**YOUR TASK:**
Go through the listing below and gather every line with the word "matplotlib".

_ _ _ _

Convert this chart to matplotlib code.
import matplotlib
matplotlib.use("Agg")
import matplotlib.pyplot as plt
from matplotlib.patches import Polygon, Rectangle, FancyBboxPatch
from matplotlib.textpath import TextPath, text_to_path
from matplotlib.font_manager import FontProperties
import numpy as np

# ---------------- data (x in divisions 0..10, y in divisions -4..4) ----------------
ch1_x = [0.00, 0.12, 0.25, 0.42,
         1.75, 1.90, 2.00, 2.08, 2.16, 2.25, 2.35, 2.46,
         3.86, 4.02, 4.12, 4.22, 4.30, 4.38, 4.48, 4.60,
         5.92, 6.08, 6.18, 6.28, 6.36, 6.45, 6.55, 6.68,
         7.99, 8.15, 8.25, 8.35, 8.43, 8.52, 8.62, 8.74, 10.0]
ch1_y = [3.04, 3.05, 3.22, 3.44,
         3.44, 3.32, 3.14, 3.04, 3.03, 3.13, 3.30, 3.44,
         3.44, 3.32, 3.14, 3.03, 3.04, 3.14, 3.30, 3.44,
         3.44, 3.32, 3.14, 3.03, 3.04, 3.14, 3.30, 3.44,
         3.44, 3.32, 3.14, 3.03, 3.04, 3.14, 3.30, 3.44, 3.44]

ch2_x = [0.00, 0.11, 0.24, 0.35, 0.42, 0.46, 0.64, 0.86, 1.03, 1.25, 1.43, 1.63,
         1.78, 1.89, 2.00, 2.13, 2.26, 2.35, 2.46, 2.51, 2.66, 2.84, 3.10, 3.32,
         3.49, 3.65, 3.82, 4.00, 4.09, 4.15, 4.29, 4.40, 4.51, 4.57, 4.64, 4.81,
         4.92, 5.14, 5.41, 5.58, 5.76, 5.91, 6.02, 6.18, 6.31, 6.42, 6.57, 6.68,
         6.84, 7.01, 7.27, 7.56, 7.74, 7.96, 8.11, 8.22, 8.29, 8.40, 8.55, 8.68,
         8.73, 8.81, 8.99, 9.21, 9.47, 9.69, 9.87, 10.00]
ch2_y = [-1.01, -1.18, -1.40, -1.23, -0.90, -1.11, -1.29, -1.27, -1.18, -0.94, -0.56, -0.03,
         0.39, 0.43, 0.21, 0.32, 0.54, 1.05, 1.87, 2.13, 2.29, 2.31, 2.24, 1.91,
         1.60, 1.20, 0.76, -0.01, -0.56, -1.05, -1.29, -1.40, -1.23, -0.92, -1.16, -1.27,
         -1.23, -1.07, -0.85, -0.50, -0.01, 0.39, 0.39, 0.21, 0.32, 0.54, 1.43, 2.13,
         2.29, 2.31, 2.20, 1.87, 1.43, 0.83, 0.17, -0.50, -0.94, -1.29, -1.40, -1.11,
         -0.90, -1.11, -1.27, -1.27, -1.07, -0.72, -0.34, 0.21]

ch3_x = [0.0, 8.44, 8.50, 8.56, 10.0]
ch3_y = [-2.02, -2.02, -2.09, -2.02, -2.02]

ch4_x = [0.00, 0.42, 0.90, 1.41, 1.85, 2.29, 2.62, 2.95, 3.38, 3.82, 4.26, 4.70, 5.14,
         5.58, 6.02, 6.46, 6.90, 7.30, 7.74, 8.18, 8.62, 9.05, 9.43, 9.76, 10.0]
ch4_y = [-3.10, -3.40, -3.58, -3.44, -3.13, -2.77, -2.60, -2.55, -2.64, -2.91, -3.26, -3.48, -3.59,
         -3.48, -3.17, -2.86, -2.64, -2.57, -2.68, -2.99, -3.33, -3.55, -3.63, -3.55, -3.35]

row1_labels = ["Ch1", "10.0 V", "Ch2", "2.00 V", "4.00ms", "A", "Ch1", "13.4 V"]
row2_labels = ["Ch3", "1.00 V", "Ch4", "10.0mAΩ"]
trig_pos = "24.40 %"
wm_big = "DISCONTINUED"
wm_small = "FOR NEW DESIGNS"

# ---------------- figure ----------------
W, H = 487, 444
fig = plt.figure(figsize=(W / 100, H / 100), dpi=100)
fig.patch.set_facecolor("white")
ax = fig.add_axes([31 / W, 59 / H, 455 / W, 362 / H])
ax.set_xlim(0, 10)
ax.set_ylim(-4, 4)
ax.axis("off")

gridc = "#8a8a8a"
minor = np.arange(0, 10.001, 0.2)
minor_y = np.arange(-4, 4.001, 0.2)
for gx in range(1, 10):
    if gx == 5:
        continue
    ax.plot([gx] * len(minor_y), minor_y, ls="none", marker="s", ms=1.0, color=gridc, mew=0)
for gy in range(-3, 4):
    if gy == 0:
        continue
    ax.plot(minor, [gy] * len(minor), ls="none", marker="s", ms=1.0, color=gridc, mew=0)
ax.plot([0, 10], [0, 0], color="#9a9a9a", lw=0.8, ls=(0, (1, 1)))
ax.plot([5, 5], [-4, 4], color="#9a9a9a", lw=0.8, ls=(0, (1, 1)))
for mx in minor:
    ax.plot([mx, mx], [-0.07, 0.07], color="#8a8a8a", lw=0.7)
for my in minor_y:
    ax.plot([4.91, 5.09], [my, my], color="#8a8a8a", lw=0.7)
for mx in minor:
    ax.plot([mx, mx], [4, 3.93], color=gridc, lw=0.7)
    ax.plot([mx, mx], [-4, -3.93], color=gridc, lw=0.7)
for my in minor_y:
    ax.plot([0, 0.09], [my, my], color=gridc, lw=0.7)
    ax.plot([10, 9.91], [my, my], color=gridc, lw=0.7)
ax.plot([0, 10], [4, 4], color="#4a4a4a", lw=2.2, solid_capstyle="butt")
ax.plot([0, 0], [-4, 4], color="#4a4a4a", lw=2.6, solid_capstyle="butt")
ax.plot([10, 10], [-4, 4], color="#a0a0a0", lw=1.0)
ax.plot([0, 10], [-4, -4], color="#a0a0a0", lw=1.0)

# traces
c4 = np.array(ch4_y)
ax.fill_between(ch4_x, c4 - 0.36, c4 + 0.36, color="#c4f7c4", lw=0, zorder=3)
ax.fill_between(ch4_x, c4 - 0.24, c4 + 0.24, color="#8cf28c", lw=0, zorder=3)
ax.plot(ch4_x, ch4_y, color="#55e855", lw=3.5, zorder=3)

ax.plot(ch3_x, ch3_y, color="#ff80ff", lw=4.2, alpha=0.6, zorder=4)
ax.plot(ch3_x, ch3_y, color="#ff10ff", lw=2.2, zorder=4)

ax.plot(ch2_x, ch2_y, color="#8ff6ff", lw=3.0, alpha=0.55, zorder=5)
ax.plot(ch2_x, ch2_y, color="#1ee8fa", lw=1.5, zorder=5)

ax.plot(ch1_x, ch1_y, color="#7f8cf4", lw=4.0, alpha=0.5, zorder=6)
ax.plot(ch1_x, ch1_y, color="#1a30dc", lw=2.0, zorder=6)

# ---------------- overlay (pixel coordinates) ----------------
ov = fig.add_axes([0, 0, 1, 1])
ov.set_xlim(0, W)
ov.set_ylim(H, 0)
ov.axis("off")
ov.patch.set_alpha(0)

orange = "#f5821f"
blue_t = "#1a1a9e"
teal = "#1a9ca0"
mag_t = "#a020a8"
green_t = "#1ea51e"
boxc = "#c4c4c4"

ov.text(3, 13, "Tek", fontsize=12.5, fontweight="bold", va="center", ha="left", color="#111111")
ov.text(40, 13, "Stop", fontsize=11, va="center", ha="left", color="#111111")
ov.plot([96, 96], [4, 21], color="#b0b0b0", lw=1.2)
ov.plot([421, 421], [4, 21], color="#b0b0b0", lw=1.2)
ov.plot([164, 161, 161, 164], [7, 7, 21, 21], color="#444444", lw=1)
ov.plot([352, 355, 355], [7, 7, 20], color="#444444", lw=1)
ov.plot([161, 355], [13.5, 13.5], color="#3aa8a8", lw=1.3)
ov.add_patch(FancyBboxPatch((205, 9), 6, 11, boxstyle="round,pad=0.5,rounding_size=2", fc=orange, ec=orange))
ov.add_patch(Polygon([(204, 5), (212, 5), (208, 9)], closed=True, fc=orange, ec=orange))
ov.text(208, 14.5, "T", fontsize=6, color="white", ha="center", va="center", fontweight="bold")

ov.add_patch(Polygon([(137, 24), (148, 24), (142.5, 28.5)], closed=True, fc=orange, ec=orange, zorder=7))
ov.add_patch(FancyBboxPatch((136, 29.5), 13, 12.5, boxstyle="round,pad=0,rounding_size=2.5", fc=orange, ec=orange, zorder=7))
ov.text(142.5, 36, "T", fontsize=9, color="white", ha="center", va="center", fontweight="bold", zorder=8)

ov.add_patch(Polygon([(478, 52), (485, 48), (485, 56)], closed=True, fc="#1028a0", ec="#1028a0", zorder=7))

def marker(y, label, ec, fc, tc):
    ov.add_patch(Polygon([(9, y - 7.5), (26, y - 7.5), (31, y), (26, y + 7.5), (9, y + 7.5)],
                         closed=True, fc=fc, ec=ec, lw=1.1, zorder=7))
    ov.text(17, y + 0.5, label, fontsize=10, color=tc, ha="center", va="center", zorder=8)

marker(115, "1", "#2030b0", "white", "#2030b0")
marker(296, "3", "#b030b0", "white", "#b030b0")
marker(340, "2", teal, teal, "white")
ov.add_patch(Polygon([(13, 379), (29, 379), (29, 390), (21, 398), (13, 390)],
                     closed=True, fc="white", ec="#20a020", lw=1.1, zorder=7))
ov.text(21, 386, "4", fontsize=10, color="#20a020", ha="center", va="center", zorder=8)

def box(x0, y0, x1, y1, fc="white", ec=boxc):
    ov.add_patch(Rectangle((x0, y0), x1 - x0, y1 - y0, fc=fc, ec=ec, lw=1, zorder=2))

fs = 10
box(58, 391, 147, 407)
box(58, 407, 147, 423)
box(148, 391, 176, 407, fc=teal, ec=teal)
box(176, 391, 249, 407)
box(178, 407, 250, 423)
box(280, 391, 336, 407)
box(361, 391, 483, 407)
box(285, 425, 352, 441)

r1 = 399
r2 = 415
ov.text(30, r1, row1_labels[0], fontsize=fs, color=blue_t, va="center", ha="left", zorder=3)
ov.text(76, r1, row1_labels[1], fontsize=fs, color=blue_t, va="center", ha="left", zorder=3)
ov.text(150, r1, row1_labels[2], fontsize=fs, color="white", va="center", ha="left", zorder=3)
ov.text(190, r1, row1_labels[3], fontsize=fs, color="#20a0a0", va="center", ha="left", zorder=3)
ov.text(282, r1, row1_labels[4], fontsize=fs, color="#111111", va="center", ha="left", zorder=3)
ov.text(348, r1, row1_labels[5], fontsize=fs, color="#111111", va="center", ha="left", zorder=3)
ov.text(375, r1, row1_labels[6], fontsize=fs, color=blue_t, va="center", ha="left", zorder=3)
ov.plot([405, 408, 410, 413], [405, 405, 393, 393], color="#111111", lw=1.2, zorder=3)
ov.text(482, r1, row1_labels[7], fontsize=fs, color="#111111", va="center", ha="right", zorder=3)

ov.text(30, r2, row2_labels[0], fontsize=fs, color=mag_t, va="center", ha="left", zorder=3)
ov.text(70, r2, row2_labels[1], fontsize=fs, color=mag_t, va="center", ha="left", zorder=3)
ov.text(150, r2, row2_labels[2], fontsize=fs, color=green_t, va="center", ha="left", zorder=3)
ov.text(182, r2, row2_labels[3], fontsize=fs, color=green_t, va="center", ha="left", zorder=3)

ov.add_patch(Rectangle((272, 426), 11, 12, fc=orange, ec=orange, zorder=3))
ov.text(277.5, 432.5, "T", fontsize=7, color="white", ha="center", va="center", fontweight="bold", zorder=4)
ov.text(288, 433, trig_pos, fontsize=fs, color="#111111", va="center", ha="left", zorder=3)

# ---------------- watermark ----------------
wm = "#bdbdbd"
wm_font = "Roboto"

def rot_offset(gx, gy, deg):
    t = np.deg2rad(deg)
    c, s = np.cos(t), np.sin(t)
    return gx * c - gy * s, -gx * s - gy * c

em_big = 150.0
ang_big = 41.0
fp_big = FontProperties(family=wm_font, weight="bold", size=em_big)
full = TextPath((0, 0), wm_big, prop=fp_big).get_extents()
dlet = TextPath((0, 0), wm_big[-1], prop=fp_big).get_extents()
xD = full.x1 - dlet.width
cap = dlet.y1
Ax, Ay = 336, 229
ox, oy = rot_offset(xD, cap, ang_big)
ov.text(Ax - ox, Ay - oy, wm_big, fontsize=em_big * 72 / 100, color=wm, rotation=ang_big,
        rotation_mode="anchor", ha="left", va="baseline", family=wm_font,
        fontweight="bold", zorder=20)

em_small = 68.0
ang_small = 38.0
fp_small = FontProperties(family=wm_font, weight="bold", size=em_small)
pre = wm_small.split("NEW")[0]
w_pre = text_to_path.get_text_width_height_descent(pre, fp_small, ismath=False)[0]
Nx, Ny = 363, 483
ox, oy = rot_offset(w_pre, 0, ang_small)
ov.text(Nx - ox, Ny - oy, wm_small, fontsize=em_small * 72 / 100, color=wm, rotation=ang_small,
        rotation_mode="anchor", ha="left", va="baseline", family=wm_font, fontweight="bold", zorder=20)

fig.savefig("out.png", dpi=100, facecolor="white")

_ _ _ _

**OUTPUT:**
Convert this chart to matplotlib code.
import matplotlib
matplotlib.use("Agg")
import matplotlib.pyplot as plt
from matplotlib.patches import Polygon, Rectangle, FancyBboxPatch
from matplotlib.textpath import TextPath, text_to_path
from matplotlib.font_manager import FontProperties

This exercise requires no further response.